I found that the original question wasn’t answered. The article does say what triggers motion sickness but not why it occurs. Clearly your body is deciding to empty your stomach when getting conflicting information, but what’s the point? I understand that nausea due to actual sickness or poison (including alcohol) is an attempt to remove a harmful substance from your system, and that makes sense. But this seems pretty random to me. Is your body just trying to get your attention? Is it throwing a tantrum because the brain is pissing it off? I’m afraid I just don’t get it…

Disorientation/vertigo is a common symptom of poisoning, so when you feel disoriented or vertiginous, your brain interprets it as meaning that you might have been poisoned.

Doesn’t explain the awful feeling in your head, though. Nausea by itself is not nearly so bad.

I can get motion sickness with my eyes closed – it’s clearly not just eyes and ears. And there are some reasonable effective ent90emetics now as well (that don’t make you go blind).

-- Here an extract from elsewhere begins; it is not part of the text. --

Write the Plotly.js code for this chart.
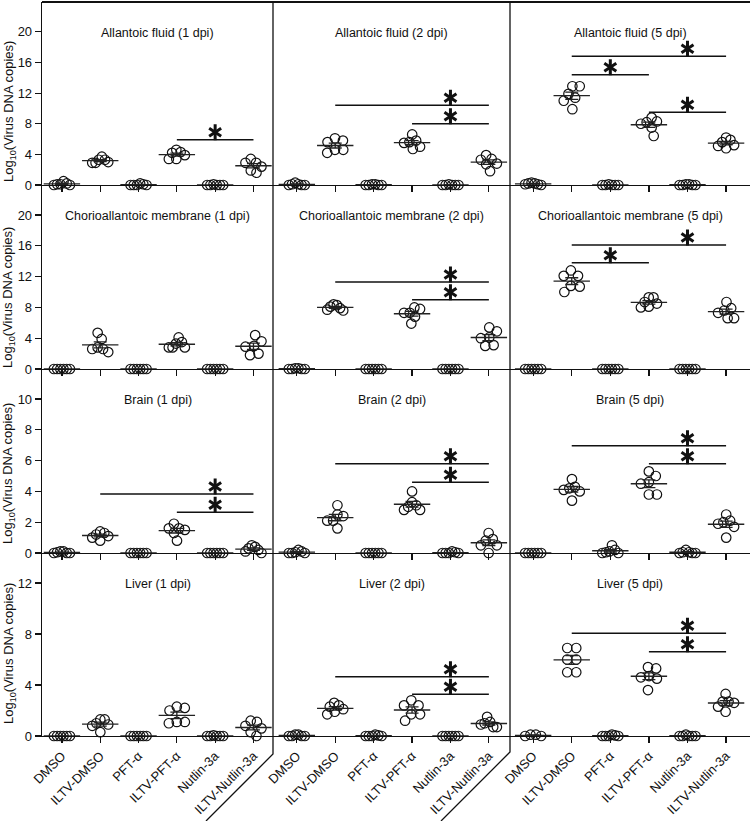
<!DOCTYPE html>
<html>
<head>
<meta charset="utf-8">
<script src="https://cdn.plot.ly/plotly-3.0.1.min.js"></script>
<style>
  html, body { margin: 0; padding: 0; background: #fff; }
  #chart { width: 750px; height: 821px; }
</style>
</head>
<body>
<div id="chart"></div>
<script>
const groups = ['DMSO', 'ILTV-DMSO', 'PFT-α', 'ILTV-PFT-α', 'Nutlin-3a', 'ILTV-Nutlin-3a'];
const tissues = ['Allantoic fluid', 'Chorioallantoic membrane', 'Brain', 'Liver'];
const dpis = ['1 dpi', '2 dpi', '5 dpi'];

// log10 virus DNA copies, one inner array (6 eggs) per group
const allantoic1 = [
  [0, 0.1, 0.2, 0.5, 0.1, 0], [3.7, 3.3, 3.3, 2.9, 2.9, 3.0], [0, 0, 0.1, 0.2, 0, 0],
  [4.6, 4.3, 4.2, 3.9, 3.4, 3.4], [0, 0, 0.1, 0, 0, 0], [3.4, 2.9, 2.9, 2.4, 1.6, 1.9]];
const allantoic2 = [
  [0, 0.1, 0.3, 0, 0.1, 0], [6.1, 5.8, 5.6, 4.6, 4.2, 4.6], [0, 0, 0.1, 0.1, 0, 0],
  [6.6, 5.8, 5.6, 5.5, 5.0, 4.7], [0, 0, 0.1, 0, 0, 0], [3.9, 3.4, 3.3, 2.8, 2.7, 1.8]];
const allantoic5 = [
  [0.1, 0.2, 0.3, 0.2, 0, 0.1], [12.9, 12.9, 11.9, 11.4, 11.0, 9.9], [0, 0, 0.1, 0, 0, 0],
  [8.8, 8.3, 8.2, 8.0, 7.5, 6.4], [0, 0, 0.1, 0.1, 0, 0], [6.2, 5.9, 5.6, 5.2, 5.1, 4.8]];
const cam1 = [
  [0, 0, 0, 0, 0, 0], [4.7, 3.9, 2.8, 2.6, 2.6, 2.2], [0, 0, 0, 0, 0, 0],
  [4.1, 3.5, 3.3, 2.8, 2.8, 2.8], [0, 0, 0, 0, 0, 0], [4.4, 3.6, 3.0, 2.9, 2.0, 1.8]];
const cam2 = [
  [0, 0, 0.1, 0.1, 0, 0], [8.4, 8.3, 8.1, 7.9, 7.7, 7.6], [0, 0, 0, 0, 0, 0],
  [8.0, 7.8, 7.3, 7.3, 6.8, 5.9], [0, 0, 0, 0, 0, 0], [5.4, 4.9, 4.1, 4.0, 3.0, 3.1]];
const cam5 = [
  [0, 0, 0, 0, 0, 0], [12.8, 12.1, 12.1, 10.8, 10.7, 10.0], [0, 0, 0, 0, 0, 0],
  [9.3, 9.3, 8.7, 8.5, 8.1, 8.0], [0, 0, 0, 0, 0, 0], [8.7, 7.9, 7.6, 7.3, 6.6, 6.6]];
const brain1 = [
  [0, 0, 0.05, 0.1, 0.1, 0], [1.4, 1.3, 1.2, 1.1, 1.0, 0.8], [0, 0, 0, 0, 0, 0],
  [1.9, 1.6, 1.6, 1.5, 1.3, 0.8], [0, 0, 0, 0, 0, 0], [0.5, 0.4, 0.3, 0.2, 0.1, 0.0]];
const brain2 = [
  [0, 0, 0.1, 0.2, 0.05, 0], [3.1, 2.5, 2.4, 2.1, 2.1, 1.6], [0, 0, 0, 0, 0, 0],
  [4.0, 3.3, 3.1, 3.0, 2.8, 2.8], [0, 0, 0.05, 0.1, 0, 0], [1.3, 0.9, 0.8, 0.5, 0.5, 0.0]];
const brain5 = [
  [0, 0, 0, 0, 0, 0], [4.8, 4.3, 4.2, 4.1, 4.0, 3.4], [0.5, 0.2, 0.1, 0.05, 0, 0],
  [5.3, 5.0, 4.6, 4.5, 3.8, 3.8], [0.2, 0.05, 0, 0, 0.05, 0], [2.5, 2.1, 2.0, 1.9, 1.7, 1.0]];
const liver1 = [
  [0, 0, 0, 0, 0, 0], [1.3, 1.3, 1.0, 0.9, 0.8, 0.3], [0, 0, 0, 0, 0, 0],
  [2.3, 2.2, 2.0, 1.1, 1.1, 1.0], [0, 0, 0.05, 0, 0, 0], [1.2, 1.1, 0.8, 0.6, 0.3, 0.0]];
const liver2 = [
  [0, 0, 0.1, 0.1, 0, 0], [2.6, 2.4, 2.3, 2.1, 1.9, 1.7], [0, 0, 0.05, 0.1, 0, 0],
  [2.8, 2.4, 2.4, 1.7, 1.7, 1.2], [0, 0, 0, 0, 0, 0], [1.5, 1.1, 1.0, 0.9, 0.7, 0.7]];
const liver5 = [
  [0, 0, 0.1, 0.1], [6.9, 6.9, 6.0, 6.0, 5.0, 5.0], [0, 0, 0.05, 0.1, 0, 0],
  [5.4, 5.3, 4.7, 4.6, 4.5, 3.6], [0, 0, 0.1, 0, 0, 0], [3.3, 2.7, 2.7, 2.6, 2.3, 1.9]];

// significance brackets: [from group, to group, bar height]
const sigAllantoic1 = [[3, 5, 5.9]];
const sigAllantoic2 = [[1, 5, 10.4], [3, 5, 8.0]];
const sigAllantoic5 = [[1, 5, 16.8], [1, 3, 14.4], [3, 5, 9.5]];
const sigCam1 = [];
const sigCam2 = [[1, 5, 11.3], [3, 5, 9.0]];
const sigCam5 = [[1, 5, 16.1], [1, 3, 13.8]];
const sigBrain1 = [[1, 5, 3.83], [3, 5, 2.64]];
const sigBrain2 = [[1, 5, 5.8], [3, 5, 4.6]];
const sigBrain5 = [[1, 5, 6.97], [3, 5, 5.8]];
const sigLiver1 = [];
const sigLiver2 = [[1, 5, 4.65], [3, 5, 3.27]];
const sigLiver5 = [[1, 5, 8.05], [3, 5, 6.6]];

const yTicks = [[0, 4, 8, 12, 16, 20], [0, 4, 8, 12, 16, 20], [0, 2, 4, 6, 8, 10], [0, 4, 8, 12]];

const panels = [
  [allantoic1, allantoic2, allantoic5],
  [cam1, cam2, cam5],
  [brain1, brain2, brain5],
  [liver1, liver2, liver5],
];
const sigs = [
  [sigAllantoic1, sigAllantoic2, sigAllantoic5],
  [sigCam1, sigCam2, sigCam5],
  [sigBrain1, sigBrain2, sigBrain5],
  [sigLiver1, sigLiver2, sigLiver5],
];

// ---- geometry (pixels of the 750x821 page) ---------------------------
const L = 42, T = 2, B = 85, PW = 708, PH = 734;
const colPx = [42, 273, 510, 750];
const rowPx = [2, 185, 369, 553, 736];
const xRanges = [[-0.52, 5.51], [-0.62, 5.55], [-0.6, 5.62]];
const yTop = [23.9, 23.9, 11.95, 14.35];
const px2x = (px) => (px - L) / PW;
const py2y = (py) => (736 - py) / PH;

const FONT = 'Liberation Sans, Arial, sans-serif';
const INK = '#111';

const mean = (a) => a.reduce((s, v) => s + v, 0) / a.length;
const sem = (a) => {
  const m = mean(a);
  const sd = Math.sqrt(a.reduce((s, v) => s + (v - m) ** 2, 0) / (a.length - 1));
  return sd / Math.sqrt(a.length);
};

// deterministic beeswarm: offsets in px, then squeezed and converted to x units
function swarm(vals, pyu, pxu) {
  const D = 9;
  const order = vals.map((_, i) => i).sort((a, b) => vals[b] - vals[a]);
  const placed = [];
  const off = new Array(vals.length).fill(0);
  order.forEach((i) => {
    const y = vals[i] * pyu;
    const cands = [0];
    placed.forEach((p) => {
      const dy = Math.abs(p.y - y);
      if (dy < D) {
        const dx = Math.sqrt(D * D - dy * dy) + 0.01;
        cands.push(p.x + dx, p.x - dx);
      }
    });
    cands.sort((a, b) => Math.abs(a) - Math.abs(b));
    const x = cands.find((c) => placed.every((p) => (p.x - c) ** 2 + (p.y - y) ** 2 >= D * D - 0.1));
    placed.push({ x, y });
    off[i] = x;
  });
  const lo = Math.min(...off), hi = Math.max(...off);
  const mid = (lo + hi) / 2, half = (hi - lo) / 2;
  const k = half > 8 ? 8 / half : 1;
  return off.map((o) => ((o - mid) * k) / pxu);
}

const traces = [];
const layout = {
  width: 750, height: 821,
  margin: { l: L, r: 0, t: T, b: B },
  paper_bgcolor: '#fff', plot_bgcolor: 'rgba(0,0,0,0)',
  showlegend: false,
  font: { family: FONT, color: INK, size: 13 },
  annotations: [],
  shapes: [],
};

for (let r = 0; r < 4; r++) {
  for (let c = 0; c < 3; c++) {
    const n = r * 3 + c + 1;
    const xa = 'x' + (n === 1 ? '' : n), ya = 'y' + (n === 1 ? '' : n);
    const pyu = (rowPx[r + 1] - rowPx[r]) / yTop[r];
    const pxu = (colPx[c + 1] - colPx[c]) / (xRanges[c][1] - xRanges[c][0]);
    const data = panels[r][c];

    // individual eggs
    const px = [], py = [];
    data.forEach((vals, g) => {
      const offs = swarm(vals, pyu, pxu);
      vals.forEach((v, i) => { px.push(g + offs[i]); py.push(v); });
    });
    traces.push({
      type: 'scatter', mode: 'markers', xaxis: xa, yaxis: ya, x: px, y: py,
      cliponaxis: false, hoverinfo: 'skip',
      marker: { symbol: 'circle-open', size: 9.5, color: INK, line: { width: 1.2, color: INK } },
    });

    // mean ± SEM
    traces.push({
      type: 'scatter', mode: 'markers', xaxis: xa, yaxis: ya,
      x: groups.map((_, g) => g), y: data.map(mean), cliponaxis: false,
      marker: { symbol: 'line-ew', size: 26, color: '#222', line: { width: 1.4, color: '#222' } },
      error_y: { type: 'data', array: data.map(sem), visible: true, width: 6.5, thickness: 1.3, color: '#222' },
    });

    // significance bars and stars
    const s = sigs[r][c];
    if (s.length) {
      const lx = [], ly = [];
      s.forEach(([a, b, h]) => { lx.push(a, b, null); ly.push(h, h, null); });
      traces.push({
        type: 'scatter', mode: 'lines', xaxis: xa, yaxis: ya, x: lx, y: ly,
        line: { color: INK, width: 1.5 }, hoverinfo: 'skip',
      });
      ['y-up-open', 'y-down-open'].forEach((sym) => {
        traces.push({
          type: 'scatter', mode: 'markers', xaxis: xa, yaxis: ya,
          x: s.map((d) => d[1] - 1), y: s.map((d) => d[2] + 7.5 / pyu),
          cliponaxis: false, hoverinfo: 'skip',
          marker: { symbol: sym, size: 10, color: INK, line: { color: INK, width: 3 } },
        });
      });
    }

    layout['xaxis' + (n === 1 ? '' : n)] = {
      domain: [px2x(colPx[c]), px2x(colPx[c + 1])], anchor: ya,
      range: xRanges[c], tickmode: 'array',
      tickvals: groups.map((_, g) => g), ticktext: groups,
      showticklabels: r === 3, tickangle: -45, tickfont: { size: 13, family: FONT, color: INK },
      ticks: 'outside', ticklen: 6, tickwidth: 1.2, tickcolor: INK,
      showline: true, linecolor: INK, linewidth: 1.3,
      showgrid: false, zeroline: false, fixedrange: true,
    };
    layout['yaxis' + (n === 1 ? '' : n)] = {
      domain: [py2y(rowPx[r + 1]), py2y(rowPx[r])], anchor: xa,
      range: [0, yTop[r]], tickmode: 'array', tickvals: yTicks[r],
      showticklabels: c === 0, ticks: c === 0 ? 'outside' : '',
      ticklen: 6, tickwidth: 1.2, tickcolor: INK,
      tickfont: { size: 13, family: FONT, color: INK },
      showline: c === 0, linecolor: INK, linewidth: 1.3,
      showgrid: false, zeroline: false, fixedrange: true,
    };

    layout.annotations.push({
      xref: 'paper', yref: 'paper',
      x: px2x((colPx[c] + colPx[c + 1]) / 2), y: py2y(rowPx[r] + 31),
      text: `${tissues[r]} (${dpis[c]})`, showarrow: false,
      xanchor: 'center', yanchor: 'middle',
      font: { size: 12.5, family: FONT, color: INK },
    });
  }
}

// y titles, one per row
const yTitleCentres = [112, 298, 474, 654];
yTitleCentres.forEach((py) => {
  layout.annotations.push({
    xref: 'paper', yref: 'paper', x: px2x(9), y: py2y(py),
    text: 'Log<sub>10</sub>(Virus DNA copies)', showarrow: false, textangle: -90,
    xanchor: 'center', yanchor: 'middle',
    font: { size: 13, family: FONT, color: INK },
  });
});

// frame: top border and column dividers that bend under the rotated labels
const line = { color: INK, width: 1.3 };
layout.shapes.push({ type: 'line', xref: 'paper', yref: 'paper', x0: 0, x1: 1, y0: 1, y1: 1, line: { color: INK, width: 2 } });
layout.shapes.push({
  type: 'path', xref: 'paper', yref: 'paper', line,
  path: `M${px2x(273)},${py2y(2)} L${px2x(273)},${py2y(754)} L${px2x(206)},${py2y(821)}`,
});
layout.shapes.push({
  type: 'path', xref: 'paper', yref: 'paper', line,
  path: `M${px2x(510)},${py2y(2)} L${px2x(510)},${py2y(752)} L${px2x(441)},${py2y(821)}`,
});

Plotly.newPlot('chart', traces, layout, { displayModeBar: false, staticPlot: true });
</script>
</body>
</html>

And there is clearly a psychosomatic element as well.

Oh that’s interesting. I got it so bad as a kid which was terrible on family vacations. Around when I turned 18 I completely ceased to get it. My wife still gets it bad and she is 50.

Thanks for the answer Chronos, that makes sense. :slight_smile:

The column does say that the ears have two components, static and dynamic equilibrium. So it’s not merely eyes vs ears, but rather eyes vs ears vs ears. In some people, any two in disagreement could cause discomfort.

I’m not sure I buy that. There doesn’t need to be an evolutionary answer to everything. Disorientation and nonequilibrium are just things that make us want to puke.

The truth is that we don’t really know “why”.

What we do know is that when you stand on your two feet, you remain upright through a combination of your vestibular organ (sitting in the skull, behind your ear), your vision (your eyes) and stretch receptors in the tendons of some of your muscles (e.g. your Achiles’ tendons: as you lean forward with your feet on the ground, tension increases in the tendons).

What we also know is that your vestibular organ contains “hair cells”, that is cells with little, < 1-micron “hairs” that measure the movement of fluid in the vestibular organ, for instance in response to your body turning. These cells are very active; as a matter of fact they have the highest metabolic rate of any cell in the body.

What most people in the field believe is that: since these cells are very fragile and use a lot of energy, any poison in the body will first affect them. Thus, if there is a discrepancy between the left and right vestibular systems, or between your sense of vision and your sense of balance, you might have just ingested a poison.

Therefore if you are in a car, looking down and reading, your sense of vision tells you things (for instance the book you are reading) are not moving, whereas your vestibular sense tells you otherwise (it senses the car is turning). The discrepancy is interpreted in some people’s bodies as “we might just have ingested a poison, let’s chuck it out”.

This also account for the fact that most people experience “VR sickness”, i.e. motion sickness when stationary but being immersed in a “Virtual Reality” environment.